What is being asked:
Print the listing as it stands, omitting all images.

Data extract:
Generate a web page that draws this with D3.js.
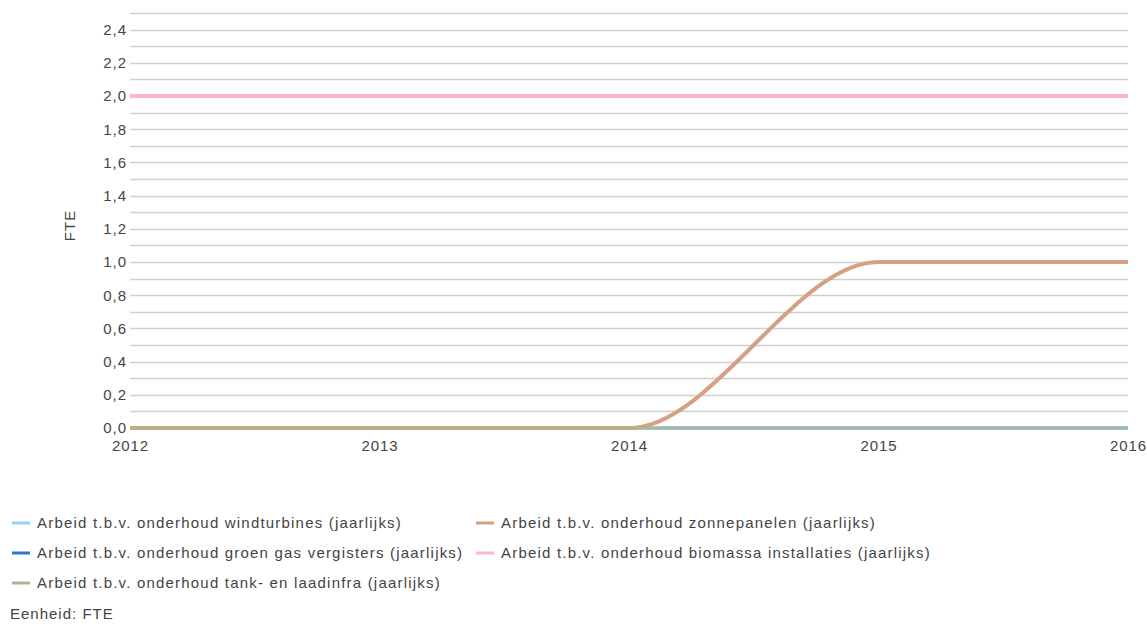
<!DOCTYPE html>
<html>
<head>
<meta charset="utf-8">
<script src="https://cdn.jsdelivr.net/npm/d3@7"></script>
<style>
  body { margin: 0; background: #fff; }
  svg text { font-family: "Liberation Sans", Arial, sans-serif; fill: #444; }
</style>
</head>
<body>
<svg id="chart" width="1147" height="624"></svg>
<script>
// Years on the horizontal axis
const years = [2012, 2013, 2014, 2015, 2016];

// Yearly maintenance labour per installation type (FTE)
const windturbines = [0, 0, 0, 0, 0];
const groenGas = [0, 0, 0, 0, 0];
const tankLaadinfra = [0, 0, 0, 0, 0];
const zonnepanelen = [0, 0, 0, 1, 1];
const biomassa = [2, 2, 2, 2, 2];

const seriesNames = [
  "Arbeid t.b.v. onderhoud windturbines (jaarlijks)",
  "Arbeid t.b.v. onderhoud groen gas vergisters (jaarlijks)",
  "Arbeid t.b.v. onderhoud tank- en laadinfra (jaarlijks)",
  "Arbeid t.b.v. onderhoud zonnepanelen (jaarlijks)",
  "Arbeid t.b.v. onderhoud biomassa installaties (jaarlijks)"
];
const seriesColors = ["#8fd3f5", "#2f73d8", "#b3b38d", "#d6a182", "#ffb5cb"];
const seriesValues = [windturbines, groenGas, tankLaadinfra, zonnepanelen, biomassa];

const yTicks = [0, 0.2, 0.4, 0.6, 0.8, 1.0, 1.2, 1.4, 1.6, 1.8, 2.0, 2.2, 2.4];
const yGrid = d3.range(0, 26).map(i => i / 10);

const svg = d3.select("#chart");
const plotLeft = 130, plotRight = 1128, plotTop = 13, plotBottom = 428;

const x = d3.scaleLinear().domain([2012, 2016]).range([plotLeft, plotRight]);
const y = d3.scaleLinear().domain([0, 2.5]).range([plotBottom, plotTop]);

// Horizontal grid lines every 0.1
svg.append("g").selectAll("line").data(yGrid).join("line")
  .attr("x1", plotLeft).attr("x2", plotRight)
  .attr("y1", d => Math.round(y(d)) + 0.5).attr("y2", d => Math.round(y(d)) + 0.5)
  .attr("stroke", "#cfcfcf").attr("stroke-width", 1.3);

const fmt = d => d3.format(".1f")(d).replace(".", ",");

// Y axis labels
const yAxis = svg.append("g").attr("transform", `translate(${plotLeft},0)`)
  .call(d3.axisLeft(y).tickValues(yTicks).tickFormat(fmt).tickSize(0).tickPadding(3));
yAxis.select(".domain").remove();
yAxis.selectAll("text").attr("font-size", 15).attr("letter-spacing", 1).attr("fill", "#444");

// X axis labels
const xAxis = svg.append("g").attr("transform", `translate(0,${plotBottom})`)
  .call(d3.axisBottom(x).tickValues(years).tickFormat(d3.format("d")).tickSize(0).tickPadding(12));
xAxis.select(".domain").remove();
xAxis.selectAll("text").attr("font-size", 15).attr("letter-spacing", 0.9).attr("fill", "#444");

// Axis title
svg.append("text")
  .attr("transform", `translate(75,${y(1.22)}) rotate(-90)`)
  .attr("text-anchor", "middle").attr("font-size", 15).attr("letter-spacing", 1).text("FTE");

// Lines; the tank line is drawn narrower on top so the zero lines show through
const line = d3.line()
  .x(d => x(d.year)).y(d => y(d.v))
  .curve(d3.curveMonotoneX);

const drawOrder = [1, 0, 3, 4, 2];
const widths = [4, 4, 2.5, 4, 4];
svg.append("g").selectAll("path").data(drawOrder).join("path")
  .attr("d", i => line(years.map((yr, k) => ({ year: yr, v: seriesValues[i][k] }))))
  .attr("fill", "none")
  .attr("stroke", i => seriesColors[i])
  .attr("stroke-width", i => widths[i])
  .attr("stroke-linejoin", "round");

// Legend
const legendPos = [
  { x: 12, y: 523 }, { x: 12, y: 553 }, { x: 12, y: 583 },
  { x: 476, y: 523 }, { x: 476, y: 553 }
];
const lg = svg.append("g").selectAll("g").data(seriesNames).join("g")
  .attr("transform", (d, i) => `translate(${legendPos[i].x},${legendPos[i].y})`);
lg.append("line").attr("x1", 0).attr("x2", 18).attr("y1", 0).attr("y2", 0)
  .attr("stroke", (d, i) => seriesColors[i]).attr("stroke-width", 3);
lg.append("text").attr("x", 25).attr("y", 5).attr("font-size", 15)
  .attr("letter-spacing", 1.2).attr("fill", "#333").text(d => d);

svg.append("text").attr("x", 10).attr("y", 619).attr("font-size", 15)
  .attr("letter-spacing", 1).attr("fill", "#333").text("Eenheid: FTE");
</script>
</body>
</html>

Output for this task:
Generate a web page that draws this with D3.js.
<!DOCTYPE html>
<html>
<head>
<meta charset="utf-8">
<script src="https://cdn.jsdelivr.net/npm/d3@7"></script>
<style>
  body { margin: 0; background: #fff; }
  svg text { font-family: "Liberation Sans", Arial, sans-serif; fill: #444; }
</style>
</head>
<body>
<svg id="chart" width="1147" height="624"></svg>
<script>
// Years on the horizontal axis
const years = [2012, 2013, 2014, 2015, 2016];

// Yearly maintenance labour per installation type (FTE)
const windturbines = [0, 0, 0, 0, 0];
const groenGas = [0, 0, 0, 0, 0];
const tankLaadinfra = [0, 0, 0, 0, 0];
const zonnepanelen = [0, 0, 0, 1, 1];
const biomassa = [2, 2, 2, 2, 2];

const seriesNames = [
  "Arbeid t.b.v. onderhoud windturbines (jaarlijks)",
  "Arbeid t.b.v. onderhoud groen gas vergisters (jaarlijks)",
  "Arbeid t.b.v. onderhoud tank- en laadinfra (jaarlijks)",
  "Arbeid t.b.v. onderhoud zonnepanelen (jaarlijks)",
  "Arbeid t.b.v. onderhoud biomassa installaties (jaarlijks)"
];
const seriesColors = ["#8fd3f5", "#2f73d8", "#b3b38d", "#d6a182", "#ffb5cb"];
const seriesValues = [windturbines, groenGas, tankLaadinfra, zonnepanelen, biomassa];

const yTicks = [0, 0.2, 0.4, 0.6, 0.8, 1.0, 1.2, 1.4, 1.6, 1.8, 2.0, 2.2, 2.4];
const yGrid = d3.range(0, 26).map(i => i / 10);

const svg = d3.select("#chart");
const plotLeft = 130, plotRight = 1128, plotTop = 13, plotBottom = 428;

const x = d3.scaleLinear().domain([2012, 2016]).range([plotLeft, plotRight]);
const y = d3.scaleLinear().domain([0, 2.5]).range([plotBottom, plotTop]);

// Horizontal grid lines every 0.1
svg.append("g").selectAll("line").data(yGrid).join("line")
  .attr("x1", plotLeft).attr("x2", plotRight)
  .attr("y1", d => Math.round(y(d)) + 0.5).attr("y2", d => Math.round(y(d)) + 0.5)
  .attr("stroke", "#cfcfcf").attr("stroke-width", 1.3);

const fmt = d => d3.format(".1f")(d).replace(".", ",");

// Y axis labels
const yAxis = svg.append("g").attr("transform", `translate(${plotLeft},0)`)
  .call(d3.axisLeft(y).tickValues(yTicks).tickFormat(fmt).tickSize(0).tickPadding(3));
yAxis.select(".domain").remove();
yAxis.selectAll("text").attr("font-size", 15).attr("letter-spacing", 1).attr("fill", "#444");

// X axis labels
const xAxis = svg.append("g").attr("transform", `translate(0,${plotBottom})`)
  .call(d3.axisBottom(x).tickValues(years).tickFormat(d3.format("d")).tickSize(0).tickPadding(12));
xAxis.select(".domain").remove();
xAxis.selectAll("text").attr("font-size", 15).attr("letter-spacing", 0.9).attr("fill", "#444");

// Axis title
svg.append("text")
  .attr("transform", `translate(75,${y(1.22)}) rotate(-90)`)
  .attr("text-anchor", "middle").attr("font-size", 15).attr("letter-spacing", 1).text("FTE");

// Lines; the tank line is drawn narrower on top so the zero lines show through
const line = d3.line()
  .x(d => x(d.year)).y(d => y(d.v))
  .curve(d3.curveMonotoneX);

const drawOrder = [1, 0, 3, 4, 2];
const widths = [4, 4, 2.5, 4, 4];
svg.append("g").selectAll("path").data(drawOrder).join("path")
  .attr("d", i => line(years.map((yr, k) => ({ year: yr, v: seriesValues[i][k] }))))
  .attr("fill", "none")
  .attr("stroke", i => seriesColors[i])
  .attr("stroke-width", i => widths[i])
  .attr("stroke-linejoin", "round");

// Legend
const legendPos = [
  { x: 12, y: 523 }, { x: 12, y: 553 }, { x: 12, y: 583 },
  { x: 476, y: 523 }, { x: 476, y: 553 }
];
const lg = svg.append("g").selectAll("g").data(seriesNames).join("g")
  .attr("transform", (d, i) => `translate(${legendPos[i].x},${legendPos[i].y})`);
lg.append("line").attr("x1", 0).attr("x2", 18).attr("y1", 0).attr("y2", 0)
  .attr("stroke", (d, i) => seriesColors[i]).attr("stroke-width", 3);
lg.append("text").attr("x", 25).attr("y", 5).attr("font-size", 15)
  .attr("letter-spacing", 1.2).attr("fill", "#333").text(d => d);

svg.append("text").attr("x", 10).attr("y", 619).attr("font-size", 15)
  .attr("letter-spacing", 1).attr("fill", "#333").text("Eenheid: FTE");
</script>
</body>
</html>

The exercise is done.